> _TASK REQUIREMENTS_:
Reproduce the material below line by line, beginning with its first line and ending with the line that contains "import numpy as np"; leave out pictures.

## Begin DATA SECTION

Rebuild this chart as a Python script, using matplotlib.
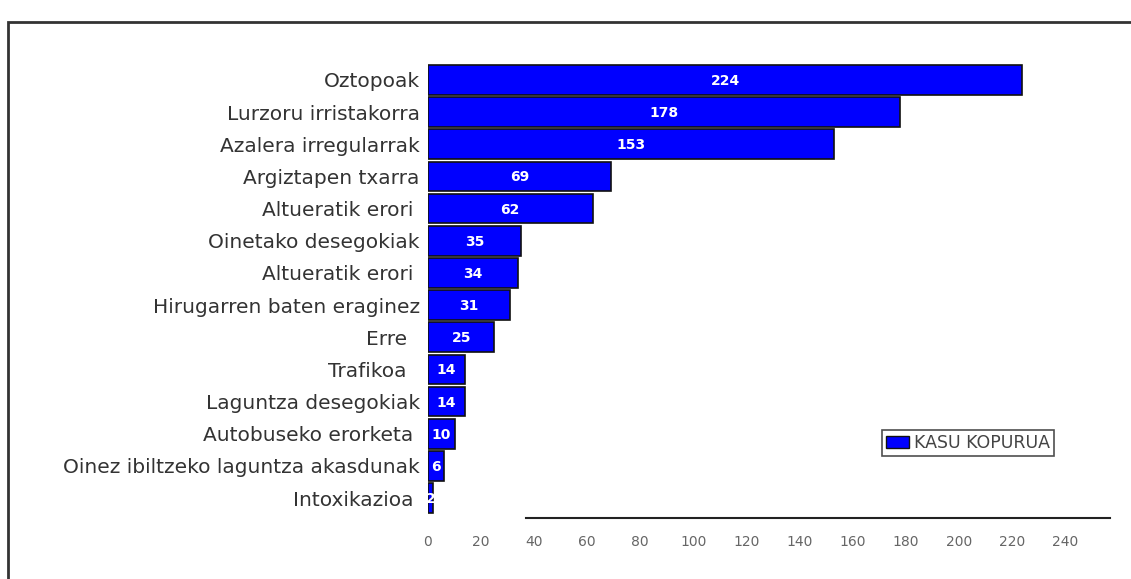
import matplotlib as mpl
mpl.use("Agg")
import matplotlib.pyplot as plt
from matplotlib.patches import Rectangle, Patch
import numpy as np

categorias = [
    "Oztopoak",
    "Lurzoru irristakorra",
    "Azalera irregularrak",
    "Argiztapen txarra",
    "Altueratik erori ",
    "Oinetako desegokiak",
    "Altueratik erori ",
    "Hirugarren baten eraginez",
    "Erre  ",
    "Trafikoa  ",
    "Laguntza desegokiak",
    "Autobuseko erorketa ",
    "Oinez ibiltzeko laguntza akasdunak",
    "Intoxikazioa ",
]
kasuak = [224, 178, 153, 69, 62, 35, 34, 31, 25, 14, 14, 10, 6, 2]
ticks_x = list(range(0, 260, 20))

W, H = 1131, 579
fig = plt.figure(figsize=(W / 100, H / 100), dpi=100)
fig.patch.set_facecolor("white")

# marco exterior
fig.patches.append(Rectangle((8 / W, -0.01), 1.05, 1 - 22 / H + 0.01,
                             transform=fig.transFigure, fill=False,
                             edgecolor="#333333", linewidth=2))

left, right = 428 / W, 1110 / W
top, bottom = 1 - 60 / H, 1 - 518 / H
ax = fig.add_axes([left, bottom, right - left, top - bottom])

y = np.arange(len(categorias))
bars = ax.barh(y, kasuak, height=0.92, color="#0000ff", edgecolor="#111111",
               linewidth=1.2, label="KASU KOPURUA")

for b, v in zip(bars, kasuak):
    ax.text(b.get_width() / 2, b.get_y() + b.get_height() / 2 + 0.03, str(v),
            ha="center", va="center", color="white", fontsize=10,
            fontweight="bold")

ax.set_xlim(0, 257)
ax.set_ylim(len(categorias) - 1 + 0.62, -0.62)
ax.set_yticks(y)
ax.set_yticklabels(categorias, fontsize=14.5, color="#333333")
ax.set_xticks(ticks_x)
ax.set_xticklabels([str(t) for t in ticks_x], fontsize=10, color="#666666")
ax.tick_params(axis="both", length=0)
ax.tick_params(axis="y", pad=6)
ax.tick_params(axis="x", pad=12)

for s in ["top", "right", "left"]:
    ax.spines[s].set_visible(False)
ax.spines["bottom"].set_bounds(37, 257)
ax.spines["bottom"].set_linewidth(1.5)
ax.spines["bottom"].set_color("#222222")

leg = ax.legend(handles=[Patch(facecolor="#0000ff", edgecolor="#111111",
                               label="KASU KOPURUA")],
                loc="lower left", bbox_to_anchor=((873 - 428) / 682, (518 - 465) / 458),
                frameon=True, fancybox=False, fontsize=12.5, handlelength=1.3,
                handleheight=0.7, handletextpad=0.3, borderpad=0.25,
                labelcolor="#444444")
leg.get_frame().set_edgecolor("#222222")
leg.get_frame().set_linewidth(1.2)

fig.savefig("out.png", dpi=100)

## End DATA SECTION

> _EXPECTED OUTPUT_:
Rebuild this chart as a Python script, using matplotlib.
import matplotlib as mpl
mpl.use("Agg")
import matplotlib.pyplot as plt
from matplotlib.patches import Rectangle, Patch
import numpy as np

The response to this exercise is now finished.